The prize is formally called The Bank of Sweden Prize in Economic Sciences, in Memory of Alfred Nobel. Since then, in my opinion, and with a few big exceptions, such as Friedrich Hayek and Milton Friedman, it has gone to a long list of mediocrities: mostly academic theorists of whom you have likely never heard, because they didn't make a mote of difference.

However, I approve of the award to Ben Bernanke. He made a big difference. As Fed Chairman, Bernanke more or less invented a set of policy responses to the financial crisis which averted a second Great Depression. He acted promptly in a leadership void, taking actions which went well beyond the Fed's mandate, in the interest of stabilizing markets and the world economy. He led western nations into a 14-year stretch of uninterrupted growth with very low inflation and low interest rates, the best of all possible worlds. If Paul Volcker was the Babe Ruth of central bankers, as I think, then Ben Bernanke is Mickey Mantle, or perhaps Hank Aaron - one of the greats.

While I was celebrating for Bernanke and the Nobel Committee, for the latter that they finally made a good choice, I was surprised to read a set of scathing criticisms from conservative sources. The Wall Street Journal said that it was unseemly for central bankers to award a prize to another central banker. More substantively, the Journal opined that the prize was not deserved because the Fed created the financial crisis in the first place, before solving it.

There’s a long tradition in conservative, especially monetarist circles, of blaming the Fed for inflation, for crashes, for pretty much everything which goes wrong. According to these people, policy is always either too tight, or too loose, for the circumstances of the day.

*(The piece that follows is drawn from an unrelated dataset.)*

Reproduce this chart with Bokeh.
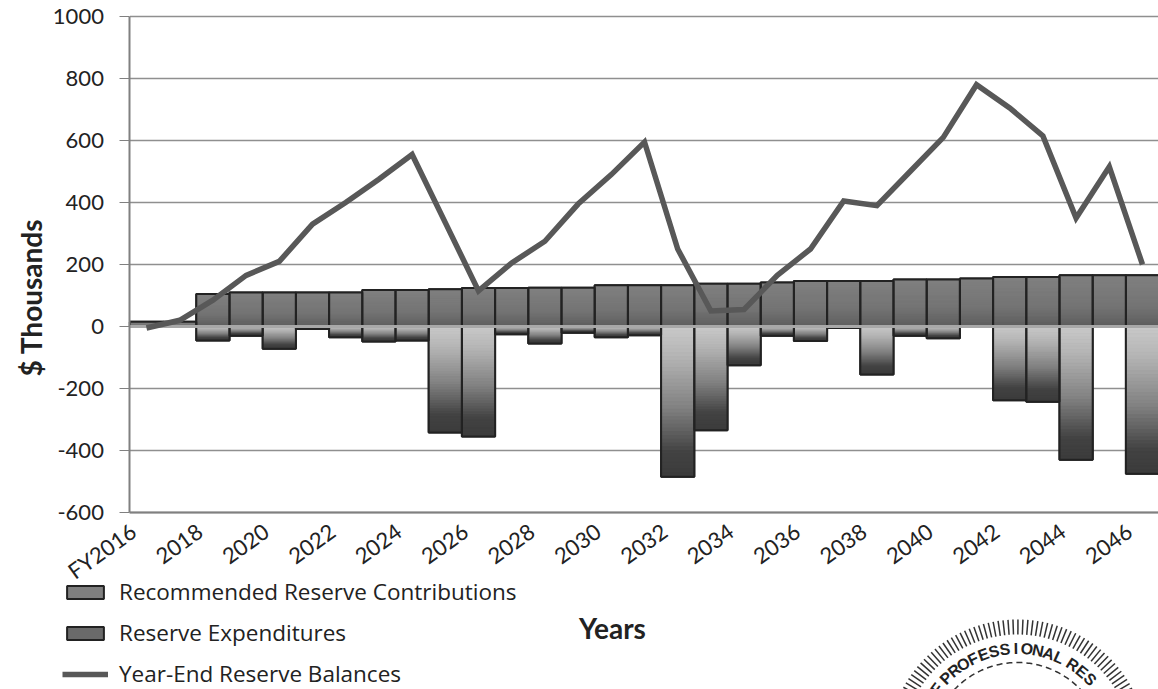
import numpy as np
from bokeh.plotting import figure
from bokeh.models import Range1d, LinearAxis, FixedTicker, Legend, LegendItem
from bokeh.core.properties import value
from bokeh.embed import file_html
from bokeh.resources import INLINE

years = ["FY2016"] + [str(y) for y in range(2017, 2047)]
contributions = [15, 15, 105, 110, 110, 110, 110, 118, 118, 120, 124, 124, 125, 125, 133, 133,
                 133, 138, 138, 142, 147, 147, 147, 152, 152, 155, 160, 160, 165, 165, 165]
expenditures = [0, 0, -45, -30, -72, -8, -35, -48, -45, -342, -355, -25, -55, -20, -35, -28,
                -485, -335, -125, -30, -47, -5, -155, -30, -38, -2, -238, -243, -430, -2, -475]
balances = [-5, 20, 85, 165, 210, 330, 400, 475, 555, 335, 115, 205, 275, 395, 490, 595,
            250, 50, 55, 165, 250, 405, 390, 500, 610, 780, 705, 615, 350, 515, 200]
y_ticks = [-600, -400, -200, 0, 200, 400, 600, 800, 1000]
x_tick_idx = list(range(0, 31, 2))
FONT = "Lato"
LEGEND_FONT = "Open Sans"

PX_PER_CAT, X0 = 33.2, 146
PX_PER_UNIT, Y0 = 0.31, 326
W, H = 1158, 689
x_range = Range1d((0 - X0) / PX_PER_CAT, (W - X0) / PX_PER_CAT)
y_range = Range1d((Y0 - H) / PX_PER_UNIT, (Y0 - 0) / PX_PER_UNIT)

p = figure(width=W, height=H, output_backend="svg", toolbar_location=None,
           x_range=x_range, y_range=y_range, min_border=0, outline_line_color=None,
           background_fill_color="white", border_fill_color="white",
           x_axis_location=None, y_axis_location=None)
p.grid.visible = False
# ranges for the page decorations, in reference pixels
p.extra_x_ranges["px"] = Range1d(0, W)
p.extra_y_ranges["px"] = Range1d(H, 0)

x = np.arange(len(years))
# gridlines
p.segment(x0=[-0.5] * len(y_ticks), x1=[x_range.end] * len(y_ticks), y0=y_ticks, y1=y_ticks,
          line_color="#8f8f8f", line_width=1.6)


def ramp(stops, t):
    ts, cs = zip(*stops)
    return "#%02x%02x%02x" % tuple(int(round(np.interp(t, ts, [c[i] for c in cs]))) for i in range(3))


def g(v):
    return (v, v, v)


def gradient_bars(vals, stops, n=40):
    L, R, B, T, C = [], [], [], [], []
    for i, v in enumerate(vals):
        edges = np.linspace(0, v, n + 1)
        for k in range(n):
            L.append(i - 0.5); R.append(i + 0.5)
            B.append(edges[k]); T.append(edges[k + 1])
            C.append(ramp(stops, k / (n - 1)))
    p.quad(left=L, right=R, bottom=B, top=T, fill_color=C, line_color=C, line_width=1)


left, right = x - 0.5, x + 0.5
zeros = [0] * len(x)
r_c = p.quad(left=left, right=right, bottom=zeros, top=contributions, fill_color="#808080",
             line_color="#222222", line_width=2)
r_e = p.quad(left=left, right=right, bottom=expenditures, top=zeros, fill_color="#6a6a6a",
             line_color="#222222", line_width=2)
gradient_bars(contributions, [(0, g(0x5e)), (0.4, g(0x74)), (1, g(0x80))])
gradient_bars(expenditures, [(0, g(0xc8)), (0.2, g(0xb4)), (0.55, g(0x80)), (0.85, g(0x42)), (1, g(0x3c))])
p.quad(left=left, right=right, bottom=zeros, top=contributions, fill_color=None,
       line_color="#222222", line_width=2)
p.quad(left=left, right=right, bottom=expenditures, top=zeros, fill_color=None,
       line_color="#222222", line_width=2)
p.segment(x0=[-0.5], x1=[x_range.end], y0=[0], y1=[0], line_color="#a8a8a8", line_width=3)
r_l = p.line(x, balances, line_color="#585858", line_width=5.5, line_join="miter")

# the slanted year labels sit a little left of their bars
label_shift = 0.40
x_label_pos = [i - label_shift for i in x_tick_idx]
yaxis = LinearAxis(ticker=FixedTicker(ticks=y_ticks), fixed_location=-0.5, bounds=(-600, 1000),
                   major_label_overrides={t: str(t) for t in y_ticks})
xaxis = LinearAxis(ticker=FixedTicker(ticks=x_label_pos), fixed_location=-600,
                   major_label_overrides={i - label_shift: years[i] for i in x_tick_idx},
                   major_label_orientation=0.62, bounds=(-0.5, x_range.end))
for ax in (xaxis, yaxis):
    ax.axis_line_color = "#808080"
    ax.axis_line_width = 2
    ax.major_tick_line_color = "#808080"
    ax.minor_tick_line_color = None
    ax.major_label_text_font = FONT
    ax.major_label_text_font_size = "22px"
    ax.major_label_text_color = "#222222"
yaxis.major_tick_out = 10
yaxis.major_tick_in = 0
yaxis.major_label_standoff = 16
xaxis.major_tick_out = 0
xaxis.major_tick_in = 0
xaxis.major_label_standoff = 16
p.add_layout(yaxis, "left")
p.add_layout(xaxis, "below")

# axis titles
p.text(x=[30], y=[297], text=["$ Thousands"], angle=np.pi / 2, text_align="center", text_baseline="middle",
       text_font=value(FONT), text_font_style="bold", text_font_size="28px", text_color="#222222",
       x_range_name="px", y_range_name="px")
p.text(x=[612], y=[627], text=["Years"], text_align="center", text_baseline="middle",
       text_font=value(FONT), text_font_style="bold", text_font_size="28px", text_color="#222222",
       x_range_name="px", y_range_name="px")

# legend
legend = Legend(items=[LegendItem(label="Recommended Reserve Contributions", renderers=[r_c]),
                       LegendItem(label="Reserve Expenditures", renderers=[r_e]),
                       LegendItem(label="Year-End Reserve Balances", renderers=[r_l])],
                location=(62, 0), orientation="vertical", border_line_color=None,
                background_fill_alpha=0, padding=0, margin=0, spacing=10,
                glyph_width=46, glyph_height=16, label_standoff=11,
                label_text_font=LEGEND_FONT, label_text_font_size="22.5px", label_text_color="#222222")
p.add_layout(legend, "center")

# seal in the bottom-right corner
CX, CY = 1017, 749
tick_a = np.radians(np.arange(-68, 68.1, 2.2))
p.segment(x0=CX + 115 * np.sin(tick_a), y0=CY - 115 * np.cos(tick_a),
          x1=CX + 130 * np.sin(tick_a), y1=CY - 130 * np.cos(tick_a),
          line_color="#333333", line_width=1.5, x_range_name="px", y_range_name="px")
seal_letters = list("F") + list("PROFESSIONAL") + list("RES")
seal_deg = [-53] + list(np.arange(-45, 25, 6.3)) + [33, 39.5, 46]
seal_rad = np.radians(seal_deg)
p.text(x=CX + 101 * np.sin(seal_rad), y=CY - 101 * np.cos(seal_rad), text=seal_letters, angle=-seal_rad,
       text_align="center", text_baseline="middle", text_font=value("Liberation Sans"),
       text_font_style="bold", text_font_size="16px", text_color="#222222",
       x_range_name="px", y_range_name="px")
arc_a = np.radians(np.arange(-60, 60.1, 1))
p.line(CX + 87 * np.sin(arc_a), CY - 87 * np.cos(arc_a), line_color="#333333", line_width=1.5,
       line_dash="6 4", x_range_name="px", y_range_name="px")

open("out.html", "w").write(file_html(p, INLINE))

The most ardent monetarists would like to abolish the Fed entirely, replacing it with a currency board or some other inelastic mechanism for setting monetary policy. Although I admire Milton Friedman for many things, he led the charge in this mistaken direction.


It's ridiculous. Prior to the crisis, interest rates were low because inflation was very low. In retrospect, for sure, a bubble developed in the market for mortgage-backed securities and their derivatives. But bubbles are hard to discern before they pop. Is the Fed responsible for monitoring inflation and investors, and spanking them every time they become enthusiastic for something?


No, and it would be a sad state of affairs if they tried. They would wind up raising rates, slowing the growth of prosperity and putting people out of work, every time the stock market rallied. Inevitably, they would make mistakes, and would receive even more blame and opprobrium than they already do. That is not their role.

Like it or not, investors are herd animals. Until human nature changes, manias and panics will punctuate the economic story every few years. The Fed exists to regulate and maintain a healthy banking system, to moderate inflation and to forestall depressions - already a gigantic mandate. Until very recently, it has done a superb job, and Bernanke deserves a large portion of credit during and after the time that he served.

The one thing which Bernanke did of which I do not approve, is that he let all of the Wall Street CEOs keep their jobs even as he bailed out their firms. Plumbers, dentists, investment advisors (!) and many others lost their jobs during the financial crisis and the recession which followed. No one bailed them out. But the Wall Street CEOs, who arguably created the mess, and then accepted from taxpayers multi-billion dollar bailouts of their firms, not only kept their jobs, they paid themselves millions of dollars in bonus at the end of the year for a job well done. Allowing them to keep their jobs has poisoned the well, by enhancing the distaste and suspicion which many average Americans feel for Wall Street and the Fed.

That's too bad, because Wall Street is one of the most beautiful, fair and equitable systems for building wealth on the planet. Absolutely anyone may participate, without regard for what they look like or from where they come, at very low cost. Even the smallest investors, holding only one share of Amazon or Facebook, profit tick for tick with Jeff Bezos or Mark Zuckerberg. But the bailouts of 2008/2009, left in many Americans the lingering suspicion, with some reason, that it's a racket. Although it was not technically inside his brief to fire the Wall Street CEOs, Bernanke could have done so, and he should have fired them all.